The guy's a treat. Trust me. I caddied for him First of America tournament on the Senior PGA Tour (now the Champions Tour) in 1994. This was at the Egypt Valley Golf Club in Grand Rapids, Michigan. Panny loved being on the senior tour. He loved it so much that he hit up to 1,000 balls a day during tournament weeks. He hit balls until dark after tournament rounds. He forgot that he wasn't a kid anymore, though, and he injured himself and had to take a couple of months off. But by the time he reached Grand Rapids, he was ready to play. In his own way, of course.

I noticed a bag tag that had an interesting observation on it. "Excuses are the crutches for the untalented," it read. Panny explained that ex-National Hockey League referee Red Storey had provided the line. He liked it so much he had it made into a bag tag. "Some of the moaners out here don't like that," he told me. "But I thought it was so good I had it bronzed."

Panny was working on getting his hands out of the swing. He talked to himself as he approached the ball, saying, "Shoulder fade, slow back, left to right." Panny did okay, tying for 24th. He didn't make enough that year to keep his card, but hey, he did win plenty of fans. Panny often invited kids from the gallery onto the green for a moment. He'd give the kids a pat on the back, hand them a golf ball.

He was, and is, a kid himself, in many ways. There were so many things he liked about being out there with the roundbellies, as Lee Trevino called his fellow senior golfers. For one thing, his surname meant his locker was usually between Arnold Palmer's and Gary Player's. Cool, Panny figured.


Photo: © Jeff Gross/Getty Images & Canadian PGA
Bob Panasik and Tadd Fujikawa.
It was also cool, very cool, according to Panny, that Fujikawa played so beautifully and with so much youthful joy at the Sony Open. Panny watched. Of course he did.

"It was an amazing feat," Panny said as he took a breath between killing himself on the Bowflex. "People watch it, and they think it's great, and it is. But at 16, it's way beyond that. It's a parent's dream for a child."

Panny knows that the dream doesn't always last. Reality intrudes, usually. Ty Tryon was the second-youngest player to make a cut on the PGA Tour, when he did that in the 2001 Honda Classic. But he's struggled since. Then there's Michelle Wie.
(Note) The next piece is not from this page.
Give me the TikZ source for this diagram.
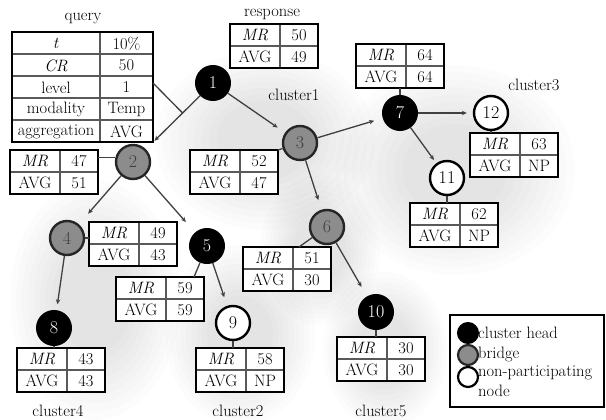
\documentclass[tikz,border=0pt]{standalone}
\usetikzlibrary{calc,arrows.meta}

\tikzset{
  every node/.style={font=\rmfamily\fontsize{16.5}{19.5}\selectfont},
  tabbox/.style={fill=white, minimum width=88pt, minimum height=44pt, inner sep=0pt, outer sep=0pt},
  qbox/.style={fill=white, minimum width=141pt, minimum height=110pt, inner sep=0pt, outer sep=0pt},
  outerline/.style={draw=black, line width=2.6pt},
  innerline/.style={draw=black!65, line width=1.3pt},
  celltxt/.style={inner sep=0pt},
  headnode/.style={circle, fill=black, draw=black, line width=2pt, minimum size=34pt, inner sep=0pt, text=white, font=\rmfamily\fontsize{18}{18}\selectfont},
  bridgenode/.style={circle, fill=black!45, draw=black!85, line width=2.4pt, minimum size=34pt, inner sep=0pt, text=black!75, font=\rmfamily\fontsize{18}{18}\selectfont},
  npnode/.style={circle, fill=white, draw=black, line width=2.4pt, minimum size=34pt, inner sep=0pt, text=black, font=\rmfamily\fontsize{18}{18}\selectfont},
  arr/.style={draw=black!75, line width=1.3pt, -{Stealth[length=5pt,width=4.5pt]}},
  link/.style={draw=black!75, line width=1.3pt},
  blob/.style={fill=black, opacity=0.011, draw=none},
  lhead/.style={circle, fill=black, draw=black, line width=2pt, minimum size=20pt, inner sep=0pt},
  lbridge/.style={circle, fill=black!45, draw=black!85, line width=2.2pt, minimum size=20pt, inner sep=0pt},
  lnp/.style={circle, fill=white, draw=black, line width=2.2pt, minimum size=20pt, inner sep=0pt},
}

\newcommand{\mrtab}[5]{%
  \node[tabbox, anchor=north west] (#1) at (#2,#3) {};
  \draw[innerline] ($(#1.north west)+(50,0)$) -- ($(#1.south west)+(50,0)$);
  \draw[innerline] (#1.west) -- (#1.east);
  \draw[outerline] (#1.north west) rectangle (#1.south east);
  \node[celltxt] at ($(#1.north west)+(25,11.5)$) {\textit{MR}};
  \node[celltxt] at ($(#1.north west)+(69,11.5)$) {#4};
  \node[celltxt] at ($(#1.north west)+(25,33)$) {AVG};
  \node[celltxt] at ($(#1.north west)+(69,33)$) {#5};
}

\newcommand{\softblob}[4]{%
  \foreach \s in {1,0.93,0.86,0.79,0.72,0.65,0.58,0.51,0.44} {
    \fill[blob] (#1,#2) ellipse ({#3*\s} and {#4*\s});
  }
}

\begin{document}
\begin{tikzpicture}[x=1pt,y=-1pt]
\useasboundingbox (0,0) rectangle (606,420);
\fill[white] (0,0) rectangle (606,420);

% background cluster shading
\softblob{95}{300}{85}{120}
\softblob{240}{335}{75}{90}
\softblob{385}{350}{62}{78}
\softblob{455}{170}{120}{105}
\softblob{265}{140}{110}{90}
\softblob{320}{250}{60}{75}

% labels
\node (qlabel) at (83,19) {query};
\node (rlabel) at (272,14) {response};
\node (c1label) at (294,95) {cluster1};
\node (c3label) at (534,85) {cluster3};
\node (c4label) at (58,411) {cluster4};
\node (c2label) at (238,411) {cluster2};
\node (c5label) at (381,411) {cluster5};

% query table
\node[qbox, anchor=north west] (query) at (12,32) {};
\foreach \r in {1,2,3,4} {
  \draw[innerline] ($(query.north west)+(0,22*\r)$) -- ($(query.north east)+(0,22*\r)$);
}
\draw[innerline] ($(query.north west)+(88,0)$) -- ($(query.south west)+(88,0)$);
\draw[outerline] (query.north west) rectangle (query.south east);
\node[celltxt] (qa1) at ($(query.north west)+(44,11.5)$) {\textit{t}};
\node[celltxt] (qb1) at ($(query.north west)+(114.5,11.5)$) {10\%};
\node[celltxt] (qa2) at ($(query.north west)+(44,33.5)$) {\textit{CR}};
\node[celltxt] (qb2) at ($(query.north west)+(114.5,33.5)$) {50};
\node[celltxt] (qa3) at ($(query.north west)+(44,55.5)$) {level};
\node[celltxt] (qb3) at ($(query.north west)+(114.5,55.5)$) {1};
\node[celltxt] (qa4) at ($(query.north west)+(44,77.5)$) {modality};
\node[celltxt] (qb4) at ($(query.north west)+(114.5,77.5)$) {Temp};
\node[celltxt] (qa5) at ($(query.north west)+(44,99.5)$) {aggregation};
\node[celltxt] (qb5) at ($(query.north west)+(114.5,99.5)$) {AVG};

% value tables
\mrtab{tr}{230}{24}{50}{49}
\mrtab{t2}{10}{150}{47}{51}
\mrtab{t3}{190}{150}{52}{47}
\mrtab{t4}{89}{222}{49}{43}
\mrtab{t5}{116}{277}{59}{59}
\mrtab{t6}{243}{247}{51}{30}
\mrtab{t7}{356}{44}{64}{64}
\mrtab{t8}{17}{348}{43}{43}
\mrtab{t9}{196}{348}{58}{NP}
\mrtab{t10}{337}{337}{30}{30}
\mrtab{t11}{410}{203}{62}{NP}
\mrtab{t12}{470}{133}{63}{NP}

% graph nodes
\node[headnode] (n1) at (213,83) {1};
\node[bridgenode] (n2) at (133,162) {2};
\node[bridgenode] (n3) at (300,143) {3};
\node[bridgenode] (n4) at (67,238) {4};
\node[headnode] (n5) at (207,246) {5};
\node[bridgenode] (n6) at (327,227) {6};
\node[headnode] (n7) at (400,113) {7};
\node[headnode] (n8) at (54,328) {8};
\node[npnode] (n9) at (233,323) {9};
\node[headnode] (n10) at (376,312) {10};
\node[npnode] (n11) at (447,178) {11};
\node[npnode] (n12) at (491,113) {12};

% arrows
\draw[arr, shorten >=12pt] (n1) -- (n2);
\draw[arr, shorten >=9pt] (n1) -- (n3);
\draw[arr, shorten >=14pt] (n2) -- (n4);
\draw[arr, shorten >=14pt] (n2) -- (n5);
\draw[arr, shorten >=10pt] (n3) -- (n6);
\draw[arr, shorten >=9pt] (n3) -- (n7);
\draw[arr, shorten >=6pt] (n4) -- (n8);
\draw[arr, shorten >=9pt] (n5) -- (n9);
\draw[arr, shorten >=11pt] (n6) -- (n10);
\draw[arr, shorten >=4pt] (n7) -- (n11);
\draw[arr, shorten >=6pt] (n7) -- (n12);

% query callout
\coordinate (qfrom) at ($(query.north east)+(0,51)$);
\coordinate (qjoin) at ($(n1)!0.38!(n2)$);
\draw[link] (qfrom) -- (qjoin);

% node-to-table links
\draw[link] (n2.165) -- (t2.east |- n2.165);
\draw[link] (n3) -- (t3.north east);
\draw[link] (n4.east) -- (t4.west |- n4.east);
\draw[link] (n5) -- ([xshift=-10pt]t5.north east);
\draw[link] (n6) -- ([xshift=-32pt]t6.north east);
\draw[link] (n7) -- (n7 |- t7.south);
\draw[link] (n8) -- (n8 |- t8.north);
\draw[link] (n9) -- (n9 |- t9.north);
\draw[link] (n10) -- (n10 |- t10.north);
\draw[link] (n11) -- (n11 |- t11.north);
\draw[link] (n12) -- (n12 |- t12.north);

% legend
\node[fill=white, draw=black, line width=2.6pt, minimum width=154pt, minimum height=92pt, inner sep=0pt, outer sep=0pt, anchor=north west] (legend) at (450,315) {};
\node[lhead] (lg1) at (468,333) {};
\node[lbridge] (lg2) at (468,355) {};
\node[lnp] (lg3) at (468,377) {};
\node[anchor=west, inner sep=0pt] (lt1) at (478,333) {cluster head};
\node[anchor=west, inner sep=0pt] (lt2) at (478,354) {bridge};
\node[anchor=north west, inner sep=0pt, align=left] (lt3) at (478,366) {non-participating\\node};

\end{tikzpicture}
\end{document}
Panny loves the way she swings, but he wants to see her win, he wants to see her give herself a better chance of showing her stuff.

"She's being put in a position where she can't win," Panny said. "Even a dog has to be rewarded for his achievements." I think he was saying that Wie wasn't in a position to achieve, playing with the men, and so she wasn't going to be rewarded.

Meanwhile, Panny's hoping to reward himself. He plans to try to qualify for the U.S. Senior Open, one reason he's beating himself up in his home workouts. Panny does six different exercises and 30 push-ups between each set.

"If I'm going to be competitive at 65, I have to be fit," Panny said. "I want to know that I'm going in with my best chance to compete. If I don't do everything to do my best, what's the point?"

Part of his program includes a breathing routine that I had trouble deciphering as we spoke. Panny chatted on about when a golfer should inhale and when he should exhale. He said that most PGA Tour players don't realize their eyes are racing and they're not coordinated with their look at the ball. He said that a player's eyes have to stay connected to the ball and target until the ball stops. He said that the left foot for a right-handed golfer has to stay stable through the ball and that the players' two hands should stay on the club until the ball has stopped.

He also said he loved the way Fujikawa putted, something about him staying connected to the ball for 94% of the distance it travels to the hole on a mid-length putt. This is the same man who looked at the putter as a pencil a few years ago. Who knows, maybe he still does. This was while he was playing some Senior Tour events in Florida, and had some success.

"The putter is only a long pencil, isn't it? he asked, or, rather, said. "And how do you hold a pencil? You hold it with your thumb on one side and between your index finger and forefinger on the other side. The other two fingers aren't on the pencil because you don't need them. The index finger and forefinger are more sensitive."

Gotta love the Panny man, because the Panny man can. He can be entertaining, he can whack that ball, and I've not even gotten into the trick shot exhibitions he loves to do. And I also haven't mentioned that he was inducted into the Canadian Golf Hall of Fame in 2005. His cell phone message so informed callers. He was proud of his achievements and his well-deserved recognition.

The guy lives and breathes golf. Oh yes, that breathing. He was still expostulating about how to breathe for better golf while we were talking. I remember that Panny sometimes grunts while driving a golf ball. He's one spirited fellow, and he's very, very proud of still holding the record as the youngest player to make the cut in a PGA Tour event.

"I get calls and mentions about it all the time," Panny said. "When you're holding a record that's lasted 50 years, how many records last 50 years? [Byron] Nelson winning those 11 in a row in 1945. Who else? I have to be in the elite five. Will somebody break my achievement one day? Who knows? But it hasn't been broken yet."

Sure hasn't. Panny man, you're the man.